Aussie firms speed up Indonesian staff promotion

JAKARTA (JP): Some Australian mining companies are speeding up
the promotion of Indonesian staff to replace Australian
executives in anticipation of worsening anti-Australian
sentiments in the future, a mining analyst said.

Paul Louis Courtier, executive director of the Indonesian
Mining Association (IMA), said that with the promotion of
Indonesian staff to top positions the companies expected their
operations to remain unaffected, despite the possible evacuation
of Australian staff in the future.

Coutrier said all the mining companies had in fact established
programs to promote local workers in order to cut remuneration
costs as well to develop local human resources. But they were
initially doing it gradually to give foreign workers enough time
to transfer their skills to local workers.

But the deterioration in relations between Indonesia and
Australia over the East Timor issue over the past month had
pushed the companies to accelerate their promotion programs,
Coutrier said.

"We all hope that the relations between Indonesia and
Australia will soon improve.

"Anyway, the current strains in the relation between both
countries are a blessing in disguise for some Indonesians as it
gives them a chance to take over jobs left by Australians,"
Coutrier told The Jakarta Post.

Coutrier refused to name the mining companies now accelerating
their promotion programs.

But the country's largest coal mining company PT Kaltim Prima
Coal (KPC) in Sangatta, East Kalimantan, earlier confirmed that
it was thinking of cutting the number of its Australian workers
and giving Indonesian staff greater responsibilities, in
anticipation of possible anti-Australia unrest in the future.

KPC general manager Bambang Susanto said the company would not
extend contracts with Australian workers who were assigned
unessential jobs as part of the new employment policy.

"The expatriate staff reduction will also enable the company
to cut costs," he said.

KPC is equally owned by Anglo Australian mining firm Rio Tinto
and British company British Petroleum.

Most of the executives of Australian mining firms evacuated of
East Kalimantan last month amid rising anti-Australia sentiments
in the province.

Australian mining companies operating in the province include
KPC, gold mining company PT Kelian Equatorial Mining (KEM) --
which is also a Rio Tinto subsidiary -- in Kelian district, Kutai
regency and PT Arutmin Indonesia, a subsidiary of BHP Pty Ltd.

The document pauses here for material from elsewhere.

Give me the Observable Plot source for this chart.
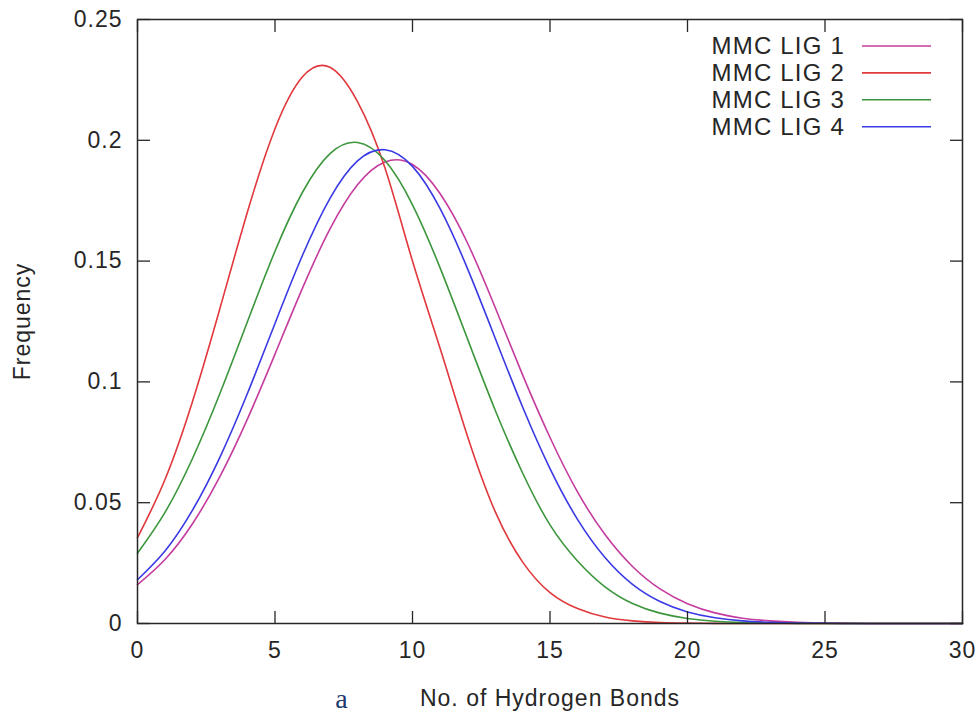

Students and youth organizations rocked the towns of Samarinda
and Balikpapan last month with a series of rowdy anti-Australian
demonstrations in protest against the burning of the Indonesian
flag in Australia and the alleged mistreatment of Indonesian
students in the country.

In one protest, the students "kidnapped" two Australian
executives of Arutmin and forced them to hold a press conference
to apologize to the Indonesian people for the burning of the
flag.

Most of Australians fled the province on a charter flight the
following day. (jsk)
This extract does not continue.